Of course, the Cabinet is "stable."
Like it or not, President Trump took an active, hands-on approach to his Cabinet.
Ah yes, with Trump it's the old 'appointing a fox to regulate the hen house', principle; many of his appointments were lobbyists in the same industry they were appointed to regulate or they were antagonists to the regulatory bodies.
For example, for the Consumer Finance Protection Bureau he appointed the OMB director, Mick Mulvaney, a founding member of the Tea Party, who are CFPB antagonists.
Not only that, Trump appointed mainly 'acting' directors, to get around the Senate Approval process, allowing him the freedom to fire appointees at will. The big controversy in doing this is not only does it fly in the face of federal law establishing cabinets, how execs are approved, etc, it destroys morale in the rank and file of those affected cabinets, as acting directors command little respect and are seen as whimsical political operatives.
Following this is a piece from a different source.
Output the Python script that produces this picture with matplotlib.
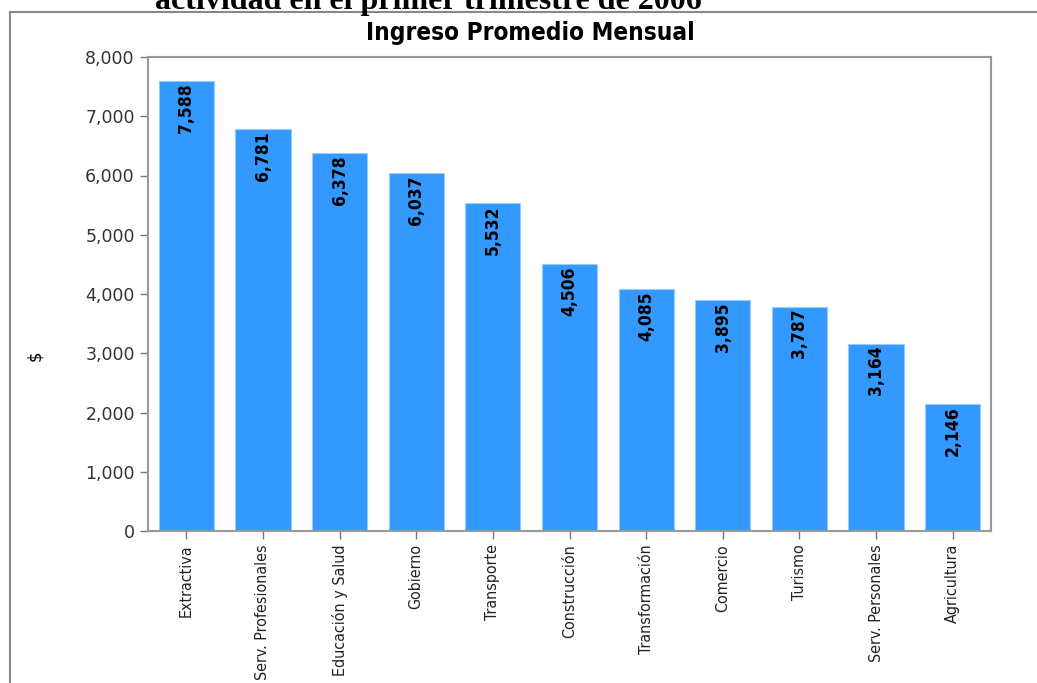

The point is, under Steve Bannon's "deconstructing the administrative state' bullshit narrative, Trump followed his advice and appointed people to undermine the departments, emasculate them, destroy them, leaving many important posts unfilled, which is what Trump did with the State Department. I will take years to restore the state department to it's full potential of it's former years. Many operatives in the state departments are trained for years, are lifers dedicated to the mission, many of whom left during Trump as they felt their services were no longer needed, and replacing them will take years. Hell, half the ambassadorships were left empty. Running a country without a well staffed state department is like flying a Boing 747 without an instrument panel, or half of the instruments on the panel are not working. Micromanaging the executive branch is impossible, but that is what Trump, someone who is used to running only a mom and pop operation, tried to do with the nation. He was wholly unfit to be president, not ot mention he couldn't hardly utter a compound sentence, who didn't read, refused to read his daily intel briefs, who spent much of his time watching TV and golfing, being more concerned with crowd sizes than anything important, etc.